At the E-rift zone, lava continued to trickle onto Pu'u 'O'o's collapsed crater floor and some spattering occurred from various sources the floor. The W-flank vents remained active and fed an elongated perched lava pond that extended to the SW, and also a small flow which advanced a short distance N. Small overflows or breaches from the elongated lake were occasionally active on the N side. During the 11 August overflight, scientists noted that the activity was less vigorous; the two channels that continued to feed the perched lake were crusted over and the W-flank vents were no longer spattering. The pond rims were higher and the pond was narrower, lava flows from the base of the pond were active on the N and W sides of the pond, and the S rim of the pond appeared to be slowly migrating S. The crater floor subsided a small amount on 15 August.
Geologic Background. Kilauea, which overlaps the E flank of the massive Mauna Loa shield volcano, has been Hawaii's most active volcano during historical time. Eruptions are prominent in Polynesian legends; written documentation extending back to only 1820 records frequent summit and flank lava flow eruptions that were interspersed with periods of long-term lava lake activity that lasted until 1924 at Halemaumau crater, within the summit caldera.
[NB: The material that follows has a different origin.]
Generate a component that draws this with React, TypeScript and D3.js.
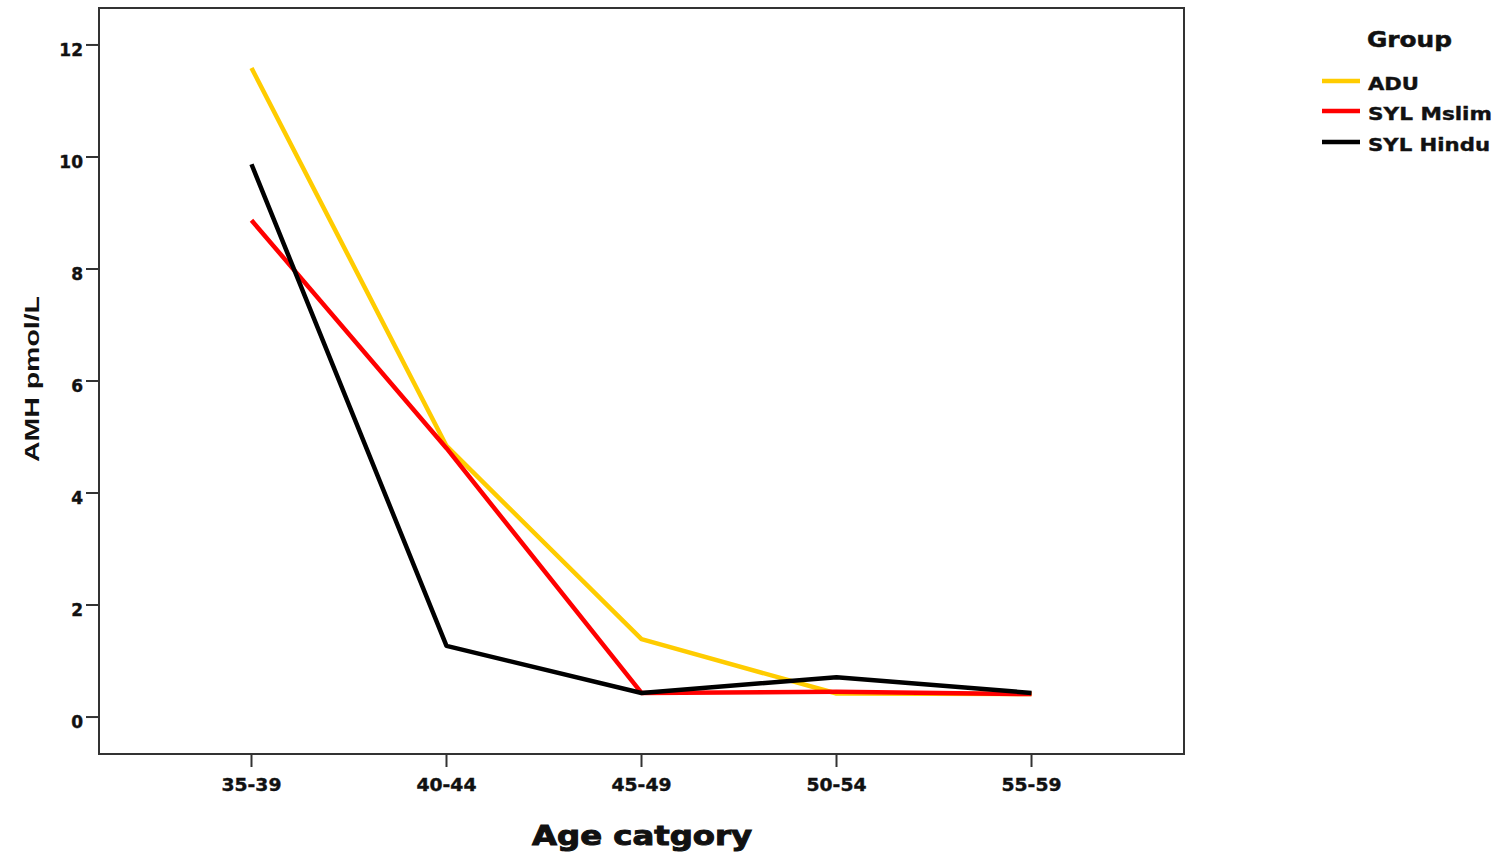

The 3 x 5 km caldera was formed in several stages about 1500 years ago and during the 18th century; eruptions have also originated from the lengthy East and SW rift zones, which extend to the sea on both sides of the volcano. About 90% of the surface of the basaltic shield volcano is formed of lava flows less than about 1100 years old; 70% of the volcano's surface is younger than 600 years. A long-term eruption from the East rift zone that began in 1983 has produced lava flows covering more than 100 km2, destroying nearly 200 houses and adding new coastline to the island.